Amel sözlükte; iş, eylem, hareket demektir. Kesir ise çok anlamına gelir. Sıfat tamlaması olarak amel-i kesir, “çok hareket” demektir. Fıkıhta namazı bozan işlerle ilgili olarak kullanılan bir terimdir.
Bir kimse namazda iken, dışarıdan gören kimsenin onun namazda olmadığına kanaat getirecek derecede ilâve hareketler yapıyorsa buna “amel-i kesir” denir.
Eğer dışarıdan bakan kişi, namaz kılanın namazda olup olmadığında şüphe ederse, buna “amel-i kalîl (az hareket)” denir. Namazda yapılan çok hareket (amel-i kesir) namazı bozar. Meselâ namaz kılan kimsenin, namaz içinde ceketini çıkarması, çorap giymesi, birisiyle konuşması gibi. Paltonun eteklerini toplama, takke veya sarığı düzeltme gibi hareketler ise az hareket (amel-i kalîl) sayılır ve namazı bozmaz.
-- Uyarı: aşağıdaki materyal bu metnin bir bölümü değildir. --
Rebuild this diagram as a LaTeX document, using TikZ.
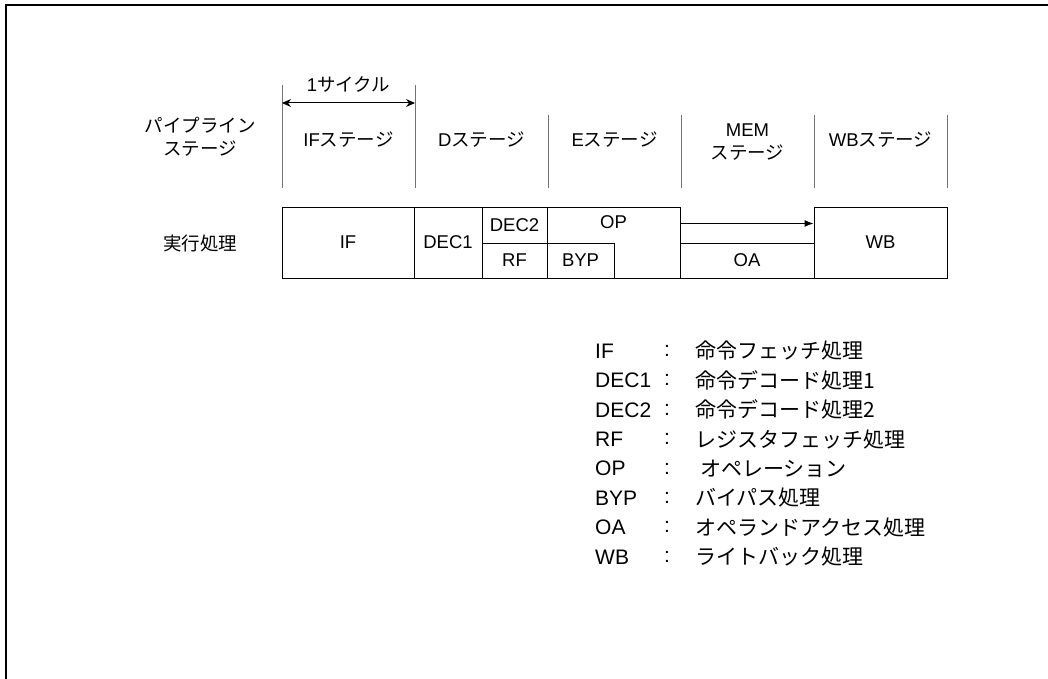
\documentclass[tikz,border=0pt]{standalone}
\usepackage{fontspec}
\setmainfont{Liberation Sans}
\newfontfamily\jp{Noto Sans CJK JP}
\usetikzlibrary{arrows.meta}
\begin{document}
\begin{tikzpicture}[x=1pt,y=-1pt,
  dfont/.style={font=\fontsize{18.5}{23}\selectfont},
  lfont/.style={font=\fontsize{21}{25}\selectfont},
  box/.style={draw=black,line width=1pt,inner sep=0pt,dfont},
  sepline/.style={draw=black!55,line width=1pt},
  txt/.style={dfont,inner sep=0pt,align=center},
  leg/.style={lfont,inner sep=0pt,anchor=west}]
\useasboundingbox (0,0) rectangle (1048,679);
% frame (top and left edges)
\draw[line width=2pt] (6,679) -- (6,5) -- (1048,5);
% stage separators
\draw[sepline] (282,85) -- (282,188);
\draw[sepline] (415,85) -- (415,188);
\draw[sepline] (548,115) -- (548,188);
\draw[sepline] (681,115) -- (681,188);
\draw[sepline] (814,115) -- (814,188);
\draw[sepline] (947,115) -- (947,188);
% cycle arrow
\coordinate (c1) at (282,103);
\coordinate (c2) at (415,103);
\draw[line width=1pt,{Stealth[length=9pt,width=8pt]}-{Stealth[length=9pt,width=8pt]}] (c1) -- (c2);
\node[txt] (cyc) at (348.5,84) {1{\jp サイクル}};
% row labels
\node[txt] (pl) at (200,137) {{\jp パイプライン}\\{\jp ステージ}};
\node[txt] (ex) at (200,243) {{\jp 実行処理}};
% stage labels
\node[txt] (sif) at (348.5,140) {IF{\jp ステージ}};
\node[txt] (sd) at (481.5,140) {D{\jp ステージ}};
\node[txt] (se) at (614.5,140) {E{\jp ステージ}};
\node[txt] (smem) at (747.5,142) {MEM\\{\jp ステージ}};
\node[txt] (swb) at (880.5,140) {WB{\jp ステージ}};
% execution boxes
\node[box,minimum width=132pt,minimum height=71pt] (if) at (348,242.5) {IF};
\node[box,minimum width=68pt,minimum height=71pt] (dec1) at (448,242.5) {DEC1};
\node[box,minimum width=65pt,minimum height=36pt] (dec2) at (514.5,225) {DEC2};
\node[box,minimum width=65pt,minimum height=35pt] (rf) at (514.5,260.5) {RF};
\node[box,minimum width=133pt,minimum height=71pt] (op) at (613.5,242.5) {};
\node[txt] (oplab) at (613.5,222) {OP};
\node[box,minimum width=67pt,minimum height=35pt] (byp) at (580.5,260.5) {BYP};
\node[box,minimum width=134pt,minimum height=35pt] (oa) at (747,260.5) {OA};
\node[box,minimum width=133pt,minimum height=71pt] (wb) at (880.5,242.5) {WB};
\draw[line width=1pt,-{Latex[length=9pt,width=7pt]}] ([yshift=-17pt]op.north east) -- ([yshift=-17pt]wb.north west);
% legend
\foreach \i/\a/\b in {0/IF/{命令フェッチ処理},1/DEC1/{命令デコード処理1},2/DEC2/{命令デコード処理2},3/RF/{レジスタフェッチ処理},5/BYP/{バイパス処理},6/OA/{オペランドアクセス処理},7/WB/{ライトバック処理}}{
  \node[leg] (la\i) at (595,351+29.4*\i) {\a};
  \node[lfont,inner sep=0pt] (lc\i) at (667,351+29.4*\i) {:};
  \node[leg] (lb\i) at (695,351+29.4*\i) {\jp\b};
}
\node[leg] (la4) at (595,351+29.4*4) {OP};
\node[lfont,inner sep=0pt] (lc4) at (667,351+29.4*4) {:};
\node[leg] (lb4) at (700,351+29.4*4) {\jp オペレーション};
\end{tikzpicture}
\end{document}
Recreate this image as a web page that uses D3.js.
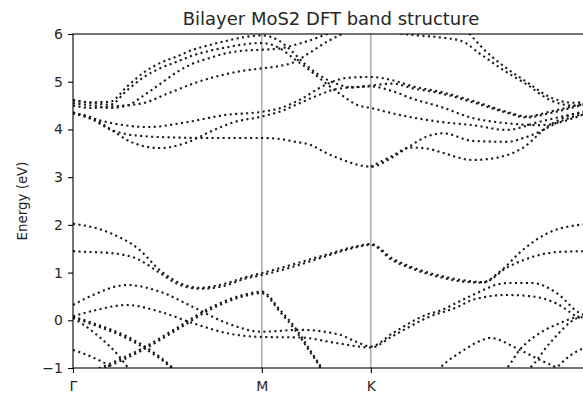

Fıkıh kitaplarımızda, amel-i kesîr ve kalîl için şu ölçüler verilmiştir:
- Uzaktan bakanın namaz kılan şahsın, yapması sebebiyle namazda olmadığına şüphe etmediği iş amel-i kesîr; namazda olup olmadığında şüphe ettiği iş ise amel-i kalîl’dir.
- Âdet olarak iki elle yapılan iş amel-i kesîrdir. Bunun bir elle yapılması hükmü değiştirmez. Sarık sarmak, kemer bağlamak gibi. Âdeten bir el ile yapılan iş amel-i kalîldir. Takke giymek ve çıkarmak gibi. Ancak bunu üç defa tekrar ederse ameli kesîr olur.
- Birbiri ardınca yapılan üç hareket amel-i kesir, değilse amel-i kalîl sayılır.
- Amel-i kesîr kasten yapılan iştir.
- Durum namaz kılanın görüşüne bırakılır. Onun çok gördüğü iş ameli kesir, az gördüğü ise amel-i kalîldir.